* _Aim of the exercise_: Retype nothing but the lines from the start of the material up to and including the line with "const title = 'SPKY". Pictures don't belong in the copy.

* _Source data_:

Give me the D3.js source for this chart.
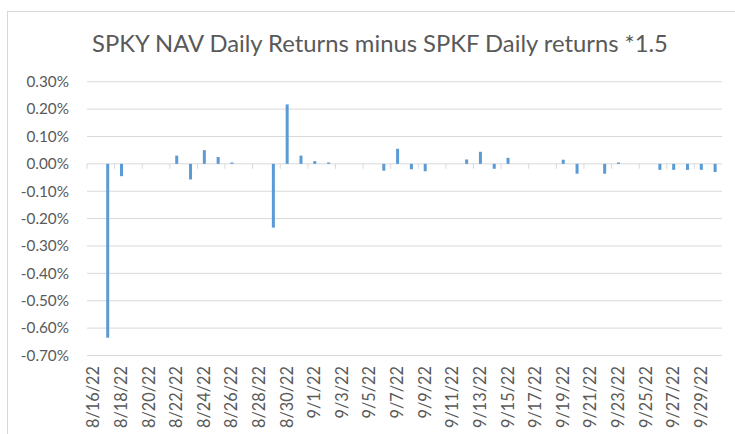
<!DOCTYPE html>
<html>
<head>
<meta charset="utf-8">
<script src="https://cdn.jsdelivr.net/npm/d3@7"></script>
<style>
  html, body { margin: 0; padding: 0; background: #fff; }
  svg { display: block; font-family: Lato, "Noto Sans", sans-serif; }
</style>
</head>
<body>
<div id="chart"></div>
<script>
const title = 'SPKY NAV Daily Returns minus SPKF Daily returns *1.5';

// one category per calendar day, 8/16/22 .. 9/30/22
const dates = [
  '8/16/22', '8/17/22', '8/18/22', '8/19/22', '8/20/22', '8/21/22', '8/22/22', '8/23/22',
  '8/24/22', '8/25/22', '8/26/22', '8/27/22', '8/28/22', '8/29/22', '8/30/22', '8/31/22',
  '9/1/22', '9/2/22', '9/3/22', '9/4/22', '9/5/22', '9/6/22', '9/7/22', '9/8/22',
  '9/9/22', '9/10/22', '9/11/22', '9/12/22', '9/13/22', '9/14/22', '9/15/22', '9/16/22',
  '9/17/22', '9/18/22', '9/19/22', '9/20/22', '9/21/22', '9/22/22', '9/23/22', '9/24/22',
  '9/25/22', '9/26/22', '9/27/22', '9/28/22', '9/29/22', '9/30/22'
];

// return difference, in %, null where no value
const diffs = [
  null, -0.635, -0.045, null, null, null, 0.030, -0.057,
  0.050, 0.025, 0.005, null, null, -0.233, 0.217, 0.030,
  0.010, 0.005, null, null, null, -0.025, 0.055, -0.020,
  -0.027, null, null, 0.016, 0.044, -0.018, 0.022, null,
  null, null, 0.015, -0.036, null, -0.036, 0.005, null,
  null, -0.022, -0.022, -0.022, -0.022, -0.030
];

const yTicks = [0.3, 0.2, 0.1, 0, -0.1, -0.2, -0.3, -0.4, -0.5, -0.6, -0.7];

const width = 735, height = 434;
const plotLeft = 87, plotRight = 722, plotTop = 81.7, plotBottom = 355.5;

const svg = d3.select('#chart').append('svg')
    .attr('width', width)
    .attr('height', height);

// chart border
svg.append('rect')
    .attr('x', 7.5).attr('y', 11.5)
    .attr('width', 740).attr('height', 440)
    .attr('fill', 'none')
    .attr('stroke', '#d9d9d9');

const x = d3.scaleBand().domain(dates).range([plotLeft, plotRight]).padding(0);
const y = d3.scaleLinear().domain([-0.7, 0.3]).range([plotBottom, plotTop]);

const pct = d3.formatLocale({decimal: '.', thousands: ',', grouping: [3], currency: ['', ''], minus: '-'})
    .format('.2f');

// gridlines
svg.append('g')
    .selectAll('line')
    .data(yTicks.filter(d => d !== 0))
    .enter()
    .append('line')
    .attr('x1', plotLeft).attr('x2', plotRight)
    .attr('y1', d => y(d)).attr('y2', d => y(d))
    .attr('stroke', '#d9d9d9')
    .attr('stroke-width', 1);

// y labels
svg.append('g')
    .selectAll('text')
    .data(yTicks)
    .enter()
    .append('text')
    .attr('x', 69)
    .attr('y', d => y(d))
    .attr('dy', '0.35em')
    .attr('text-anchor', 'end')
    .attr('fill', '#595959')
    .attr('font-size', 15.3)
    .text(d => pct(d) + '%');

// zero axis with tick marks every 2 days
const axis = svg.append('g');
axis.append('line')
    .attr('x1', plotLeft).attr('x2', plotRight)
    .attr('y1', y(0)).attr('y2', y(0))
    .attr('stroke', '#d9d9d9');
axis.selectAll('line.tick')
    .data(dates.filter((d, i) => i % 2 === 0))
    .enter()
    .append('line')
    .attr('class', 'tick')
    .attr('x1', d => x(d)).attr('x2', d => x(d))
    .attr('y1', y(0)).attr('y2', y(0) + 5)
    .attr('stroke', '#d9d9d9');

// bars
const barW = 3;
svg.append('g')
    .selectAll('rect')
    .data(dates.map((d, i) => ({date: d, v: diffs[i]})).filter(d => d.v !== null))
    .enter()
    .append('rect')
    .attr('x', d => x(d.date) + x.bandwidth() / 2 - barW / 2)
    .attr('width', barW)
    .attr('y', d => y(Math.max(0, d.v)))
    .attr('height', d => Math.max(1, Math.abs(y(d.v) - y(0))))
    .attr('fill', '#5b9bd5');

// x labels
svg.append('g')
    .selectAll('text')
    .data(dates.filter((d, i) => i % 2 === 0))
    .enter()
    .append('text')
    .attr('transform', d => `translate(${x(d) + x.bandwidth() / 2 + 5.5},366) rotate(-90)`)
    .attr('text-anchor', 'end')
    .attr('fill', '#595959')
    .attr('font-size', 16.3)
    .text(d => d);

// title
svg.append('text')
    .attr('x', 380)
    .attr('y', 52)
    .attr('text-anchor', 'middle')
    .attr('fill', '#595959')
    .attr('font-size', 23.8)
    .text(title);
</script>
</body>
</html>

* _Task solution_:
Give me the D3.js source for this chart.
<!DOCTYPE html>
<html>
<head>
<meta charset="utf-8">
<script src="https://cdn.jsdelivr.net/npm/d3@7"></script>
<style>
  html, body { margin: 0; padding: 0; background: #fff; }
  svg { display: block; font-family: Lato, "Noto Sans", sans-serif; }
</style>
</head>
<body>
<div id="chart"></div>
<script>
const title = 'SPKY NAV Daily Returns minus SPKF Daily returns *1.5';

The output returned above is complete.